Basic materials surged more than two per cent after dragging on the exchange all week, as gold, copper, and iron ore producers found buyers.
Gold itself firmed to $US4,110 ($A5,918) an ounce as the greenback retreated against the major currencies.
BHP and Rio Tinto traded 2.4 per cent and 3.4 per cent higher, respectively, as copper improved for a second day, while iron ore continued to hover near March lows.
The heavyweight financials sector edged higher, tracking with the big four banks and Macquarie, putting the segment on track for a more than six per cent rebound since early June.
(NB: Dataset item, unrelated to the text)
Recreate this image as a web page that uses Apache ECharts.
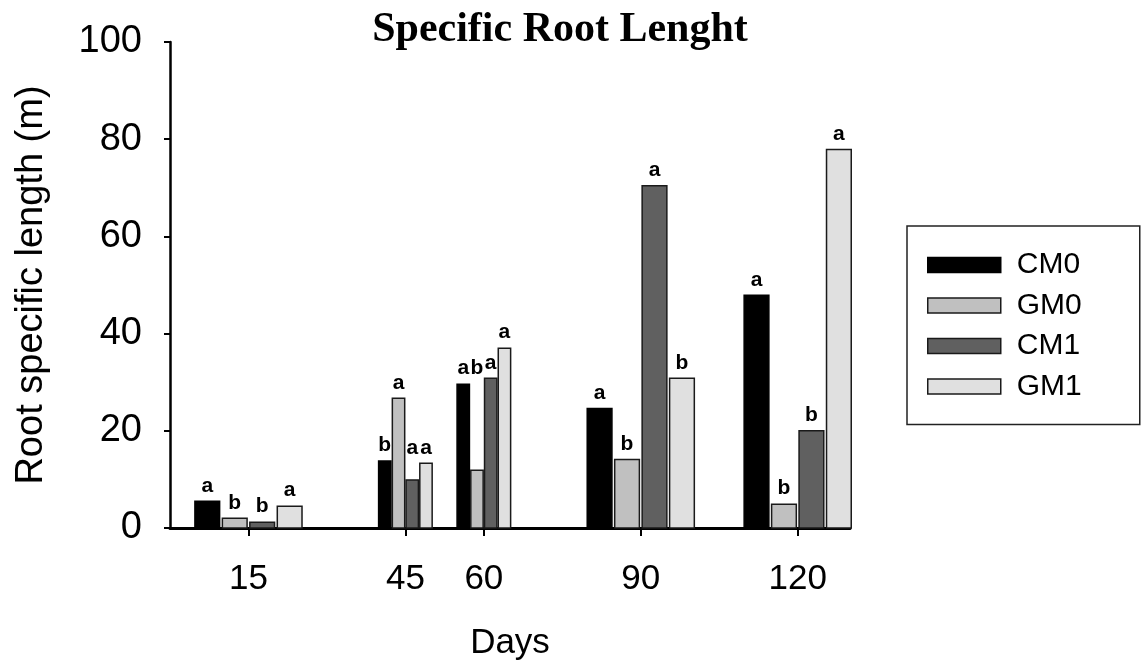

Consumer-facing stocks were less impressive, with staples shedding 0.5 per cent, and cyclicals falling twice as much after a number of downgrades from big investment houses this week, with Wesfarmers, Woolworths, Coles, JB Hi-Fi and Aristocrat Leisure all in the red.
The traditionally defensive sectors of health care (-1.8 per cent) and utilities (-0.9 per cent) were also under pressure as risk sentiment improved.
In company news, WiseTech Global has reassured shareholders its client relationship with DSV remains intact, rejecting speculation DSV was migrating to an in-house platform.
Telstra shares have clawed back another 0.3 per cent of Wednesday’s three per cent sell-off after boss Vicky Brady returned from overseas leave to apologise for a major outage.
The Australian dollar is buying 69.50 US cents, up from 69.39 US cents on Thursday at 5pm.